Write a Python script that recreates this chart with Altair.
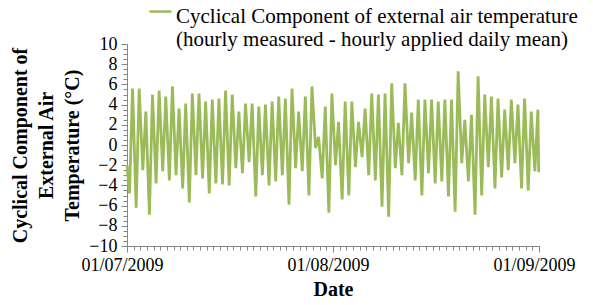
import json
import altair as alt
import pandas as pd

# ---- data (one trough and one peak per day) ----
days = list(range(62))
trough = [-4.8, -6.2, -2.5, -6.9, -3.8, -2.6, -3.5, -3.0, -4.3, -5.7,
          -3.0, -3.3, -4.8, -3.8, -3.9, -4.0, -2.3, -2.8, -1.7, -5.1,
          -3.0, -4.0, -3.6, -3.0, -5.9, -2.3, -2.6, -5.0, -0.3, -3.3,
          -6.7, -2.0, -5.4, -5.0, -2.2, -1.2, -3.0, -3.5, -6.1, -7.1,
          -2.3, -3.0, -1.8, -3.5, -5.0, -2.8, -3.8, -3.6, -5.1, -6.6,
          -1.8, -3.6, -6.9, -5.0, -2.2, -4.3, -3.2, -2.5, -1.8, -4.3,
          -4.5, -2.6]
peak = [5.6, 5.6, 3.3, 5.0, 5.4, 4.8, 5.8, 3.6, 4.1, 5.1,
        5.1, 4.3, 4.5, 4.6, 5.4, 5.0, 3.3, 4.1, 4.1, 3.8,
        4.0, 4.3, 4.8, 4.6, 5.6, 3.3, 4.8, 5.8, 0.8, 3.8,
        5.1, 2.3, 4.3, 4.3, 2.3, 3.6, 5.1, 5.0, 5.1, 6.1,
        2.2, 6.1, 3.2, 4.5, 4.5, 4.5, 4.3, 4.5, 4.5, 7.3,
        2.5, 3.0, 6.8, 5.0, 4.8, 4.6, 3.5, 4.5, 4.0, 4.6,
        3.3, 3.5]
start_value = -2.0
end_value = -2.7
trough_hour = 9
peak_hour = 20
end_hour = 23

month_days = [0, 31, 62]
month_labels = ["01/07/2009", "01/08/2009", "01/09/2009"]
y_ticks = [-10, -8, -6, -4, -2, 0, 2, 4, 6, 8, 10]
legend_lines = ["Cyclical Component of external air temperature",
                "(hourly measured - hourly applied daily mean)"]
y_title = ["Cyclical Component of", "External Air", "Temperature (\u00b0C)"]

rows = [(0.0, start_value)]
for d in days:
    rows.append((d + trough_hour / 24, trough[d]))
    rows.append((d + peak_hour / 24, peak[d]))
rows.append((days[-1] + end_hour / 24, end_value))
series_key = "cyc"
df = pd.DataFrame(rows, columns=["day", "value"])
df["series"] = series_key

FONT = "Liberation Serif"
GREEN = "#9BBB59"
GREY = "#868686"

x_scale = alt.Scale(domain=[0, 62], nice=False, zero=False)
y_scale = alt.Scale(domain=[-10, 10], nice=False)

label_expr = " : ".join(
    f"datum.value == {v} ? '{t}'" for v, t in zip(month_days, month_labels)
) + " : ''"

main = alt.Chart(df).mark_line(strokeWidth=2.8, clip=False).encode(
    x=alt.X("day:Q", scale=x_scale,
            axis=alt.Axis(values=month_days, labelExpr=label_expr, title="Date",
                          tickSize=6, labelPadding=4, labelOffset=-5,
                          labelFlush=False, labelOverlap=False,
                          titleFontWeight="bold", titleFontSize=20,
                          titleBaseline="alphabetic", titleY=49,
                          labelFontSize=18, orient="bottom")),
    y=alt.Y("value:Q", scale=y_scale,
            axis=alt.Axis(values=y_ticks, title=y_title, tickSize=6,
                          labelFontSize=18, labelPadding=4,
                          titleFontWeight="bold", titleFontSize=20,
                          titleLineHeight=26, titleAngle=-90,
                          titleAlign="center", titleBaseline="bottom",
                          titleX=-97, titleY=101, orient="left")),
    color=alt.Color("series:N",
                    scale=alt.Scale(domain=[series_key], range=[GREEN]),
                    legend=alt.Legend(title=None, orient="none",
                                      legendX=21, legendY=-51,
                                      labelExpr=json.dumps(legend_lines),
                                      labelFont=FONT, labelFontSize=21,
                                      labelLimit=600, labelBaseline="top",
                                      symbolType="M-1,0.55L1,0.55",
                                      symbolSize=484,
                                      symbolStrokeWidth=2.5, padding=0,
                                      labelOffset=3)),
)

minor = alt.Chart(df).mark_line(opacity=0).encode(
    x=alt.X("day:Q", scale=x_scale,
            axis=alt.Axis(values=list(range(0, 63)), labels=False, title=None,
                          domain=False, tickSize=4, orient="bottom")),
    y=alt.Y("value:Q", scale=y_scale,
            axis=alt.Axis(values=[v / 2 for v in range(-20, 21)], labels=False,
                          title=None, domain=False, tickSize=4, orient="left")),
)

chart = alt.layer(main, minor).resolve_axis(x="independent", y="independent").properties(
    width=412, height=202,
    autosize=alt.AutoSizeParams(type="none"),
    padding={"left": 119, "top": 36, "right": 45, "bottom": 55},
).configure_view(stroke=None).configure_axis(
    grid=False, domainColor=GREY, tickColor=GREY, domainWidth=1, tickWidth=1,
    labelFont=FONT, titleFont=FONT, labelColor="black", titleColor="black",
).configure_legend(labelColor="black")

chart.save("out.html", embed_options={"renderer": "svg", "actions": False})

####################

What is being asked:
Up to and including the line containing "end_hour = 23", repeat every line from the start of the data, but none of the pictures.

Result:
Write a Python script that recreates this chart with Altair.
import json
import altair as alt
import pandas as pd

# ---- data (one trough and one peak per day) ----
days = list(range(62))
trough = [-4.8, -6.2, -2.5, -6.9, -3.8, -2.6, -3.5, -3.0, -4.3, -5.7,
          -3.0, -3.3, -4.8, -3.8, -3.9, -4.0, -2.3, -2.8, -1.7, -5.1,
          -3.0, -4.0, -3.6, -3.0, -5.9, -2.3, -2.6, -5.0, -0.3, -3.3,
          -6.7, -2.0, -5.4, -5.0, -2.2, -1.2, -3.0, -3.5, -6.1, -7.1,
          -2.3, -3.0, -1.8, -3.5, -5.0, -2.8, -3.8, -3.6, -5.1, -6.6,
          -1.8, -3.6, -6.9, -5.0, -2.2, -4.3, -3.2, -2.5, -1.8, -4.3,
          -4.5, -2.6]
peak = [5.6, 5.6, 3.3, 5.0, 5.4, 4.8, 5.8, 3.6, 4.1, 5.1,
        5.1, 4.3, 4.5, 4.6, 5.4, 5.0, 3.3, 4.1, 4.1, 3.8,
        4.0, 4.3, 4.8, 4.6, 5.6, 3.3, 4.8, 5.8, 0.8, 3.8,
        5.1, 2.3, 4.3, 4.3, 2.3, 3.6, 5.1, 5.0, 5.1, 6.1,
        2.2, 6.1, 3.2, 4.5, 4.5, 4.5, 4.3, 4.5, 4.5, 7.3,
        2.5, 3.0, 6.8, 5.0, 4.8, 4.6, 3.5, 4.5, 4.0, 4.6,
        3.3, 3.5]
start_value = -2.0
end_value = -2.7
trough_hour = 9
peak_hour = 20
end_hour = 23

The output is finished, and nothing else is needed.